As it happens, however, the Thirisadai does need to be adjusted significantly for other reasons. First, the unit should be made available in Castle Age in some form. The Chola empire reached its apogee long before the period which the AoE2 Imperial Age corresponds to (however rough that estimation necessarily is). Also, from a balance-and-mechanics standpoint, it simply becomes available too late. Wootz Steel is already a potential late-game bomb, and civs usually shouldn’t have two of these – even though in this case they are divided across land and water – since it skews their balance too heavily away from the early and middle phases of the game (which you obviously have to survive through if you want to ever use that big late-game feature).

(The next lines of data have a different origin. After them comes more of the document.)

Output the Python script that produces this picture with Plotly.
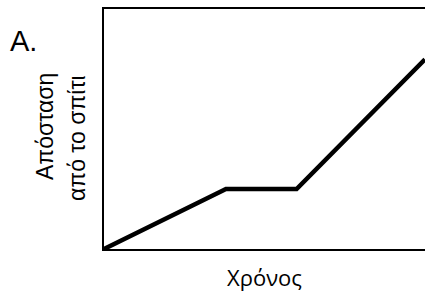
import plotly.graph_objects as go

time = [0, 3.8, 6.0, 10]
distance = [0, 2.5, 2.5, 7.9]

x_title = "Χρόνος"
y_title_1 = "Απόσταση"
y_title_2 = "από το σπίτι"
panel_label = "A."

W, H = 425, 293
L, R, T, B = 104, 426, 9, 249

fig = go.Figure()
fig.add_trace(go.Scatter(x=time, y=distance, mode="lines",
                         line=dict(color="black", width=4.5), cliponaxis=True,
                         hoverinfo="skip"))

fig.update_layout(
    width=W, height=H,
    margin=dict(l=0, r=0, t=0, b=0),
    paper_bgcolor="white", plot_bgcolor="white",
    showlegend=False,
    xaxis=dict(domain=[L / W, 1], range=[0, 10], showgrid=False, zeroline=False,
               showticklabels=False, ticks="", showline=True, linecolor="black",
               linewidth=2, mirror=True),
    yaxis=dict(domain=[1 - B / H, 1 - T / H], range=[0, 10], showgrid=False, zeroline=False,
               showticklabels=False, ticks="", showline=True, linecolor="black",
               linewidth=2),
    font=dict(family="Liberation Sans, Arial", color="black"),
)

fig.add_annotation(text=panel_label, x=8 / W, y=1 - 41 / H, xref="paper", yref="paper",
                   xanchor="left", yanchor="middle", showarrow=False,
                   font=dict(size=29, family="Liberation Sans, Arial", color="black"))
fig.add_annotation(text=y_title_1, x=45 / W, y=1 - 127 / H, xref="paper", yref="paper",
                   xanchor="center", yanchor="middle", showarrow=False, textangle=-90,
                   font=dict(size=23, family="Liberation Sans, Arial", color="black"))
fig.add_annotation(text=y_title_2, x=77 / W, y=1 - 138 / H, xref="paper", yref="paper",
                   xanchor="center", yanchor="middle", showarrow=False, textangle=-90,
                   font=dict(size=23, family="Liberation Sans, Arial", color="black"))
fig.add_annotation(text=x_title, x=264 / W, y=1 - 277 / H, xref="paper", yref="paper",
                   xanchor="center", yanchor="middle", showarrow=False,
                   font=dict(size=22, family="Open Sans", color="black"))

fig.write_html("out.html", config={"displayModeBar": False},
               post_script="document.body.style.margin='0';document.body.style.overflow='hidden';")
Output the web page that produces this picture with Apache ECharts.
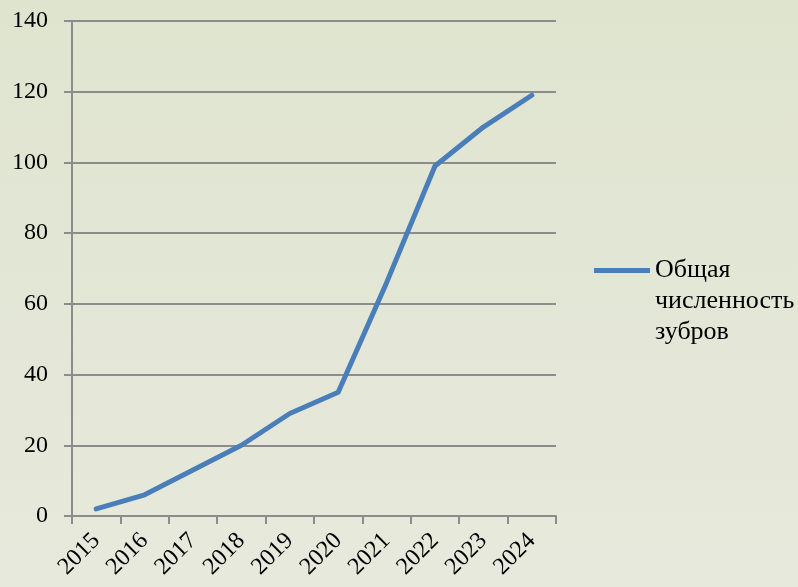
<!DOCTYPE html>
<html>
<head>
<meta charset="utf-8">
<script src="https://cdn.jsdelivr.net/npm/echarts@6/dist/echarts.min.js"></script>
<style>
html,body{margin:0;padding:0;}
#c{width:798px;height:587px;}
</style>
</head>
<body>
<div id="c"></div>
<script>
const years = ['2015','2016','2017','2018','2019','2020','2021','2022','2023','2024'];
const bisonTotal = [2, 6, 13, 20, 29, 35, 66, 99, 110, 119];
const seriesName = 'Общая численность зубров';
const yTicks = {min: 0, max: 140, interval: 20};

const chart = echarts.init(document.getElementById('c'), null, {renderer: 'canvas'});
const font = 'Liberation Serif';
chart.setOption({
  animation: false,
  backgroundColor: {
    type: 'linear', x: 0, y: 0, x2: 0, y2: 1,
    colorStops: [{offset: 0, color: '#dfe4cf'}, {offset: 1, color: '#e7e9dc'}]
  },
  grid: {left: 72, right: 242, top: 21, bottom: 71, containLabel: false},
  legend: {
    data: [seriesName],
    left: 594, top: 255, padding: 0,
    itemWidth: 56, itemHeight: 93,
    itemGap: 0,
    icon: 'path://M0,0 L0.01,0 L0,0.01 Z M0,13 L56,13 L56,18 L0,18 Z M0,92.99 L0.01,93 L0,93 Z',
    formatter: () => 'Общая\nчисленность\nзубров',
    textStyle: {fontFamily: font, fontSize: 26, color: '#000', lineHeight: 31}
  },
  xAxis: {
    type: 'category',
    data: years,
    boundaryGap: true,
    axisLine: {lineStyle: {color: '#8c8c8c', width: 2}},
    axisTick: {show: true, length: 8, lineStyle: {color: '#8c8c8c', width: 2}, alignWithLabel: false},
    axisLabel: {rotate: 45, fontFamily: font, fontSize: 24, color: '#000', margin: 21, interval: 0},
    splitLine: {show: false}
  },
  yAxis: {
    type: 'value',
    min: yTicks.min, max: yTicks.max, interval: yTicks.interval,
    axisLine: {show: true, lineStyle: {color: '#8c8c8c', width: 2}},
    axisTick: {show: true, length: 8, lineStyle: {color: '#8c8c8c', width: 2}},
    axisLabel: {fontFamily: font, fontSize: 24, color: '#000', margin: 24},
    splitLine: {show: true, lineStyle: {color: '#8c8c8c', width: 2}}
  },
  series: [{
    name: seriesName,
    type: 'line',
    data: bisonTotal,
    symbol: 'none',
    lineStyle: {color: '#4a7ebb', width: 5, cap: 'round', join: 'round'},
    itemStyle: {color: '#4a7ebb'}
  }]
});
</script>
</body>
</html>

Furthermore, they would benefit from filling a specific niche more clearly. I haven’t played Dravidians much, but on paper, it looks to me like they’re difficult to mass because of their cost, and since they’re slow, all the other ships that you’ll presumably be producing alongside them will have to wait for them. At that point, the cost-benefit comparison of getting somewhere less quickly versus maybe packing a little extra punch doesn’t look very appealing. You’ll probably just opt to invest equal resources in other ships, instead. This lack of purpose is further exacerbated by the fact that they seem to be best against Galleons, raising the question: Why not just use Fire Ships, instead? And indeed, there is no very compelling reason why the Thirisadai should be so slow.
I do like that they fire multiple arrows – that’s something that’s been underused to date, which is why I’ve suggested it for the Djong and the Sicilians’ Longboat-like ship (instead of adding a unique unit, a given civ could also receive a civ bonus that would allow its Galley-line to fire a few secondary arrows, or something like that). But especially when I compare the Thirisadai to the Longboat, which is the other volley-shooting ship in the game at present, it just seems terribly underwhelming – two more attack and, admittedly, a lot more armor and HP, but this is bound to yield diminishing marginal returns in a lot of situations. And to be clear, that’s comparing it to the normal Longboat, not the unit’s élite version (which admittedly entails the flat cost of researching the corresponding technology).
Region-wide units would be a really exciting addition to the game, as well, but I’m simply out of my depth when it comes to proposing historical examples that would correspond to the civs currently included in AoE2. It’s a shame that we’ve never gotten to see war canoes, but the appropriate civs aren’t really present in the game, at least as far as my knowledge suggests. If they do ever make an appearance, that would be another great way to apply the multiple-missiles mechanic. Also, I don’t know enough about medieval naval warfare in the Mediterranean to say, but in Antiquity, plenty of ships featured bronze rams – if it’s historically accurate, a ship that could toggle between shooting arrows and a mêlée attack could be another option. But in short, the proportion of civs with a unique naval unit should be expanded quite dramatically, from about one in ten at present to something more like twice or even thrice that.
Finally, there’s the Cannon Galleon. One possibility here would be to let a civ receive it one age early. This would make it feel a lot like a unique unit for that particular civ. Otherwise, this unit occupies a clear role and doesn’t seem to merit any significant adjustment.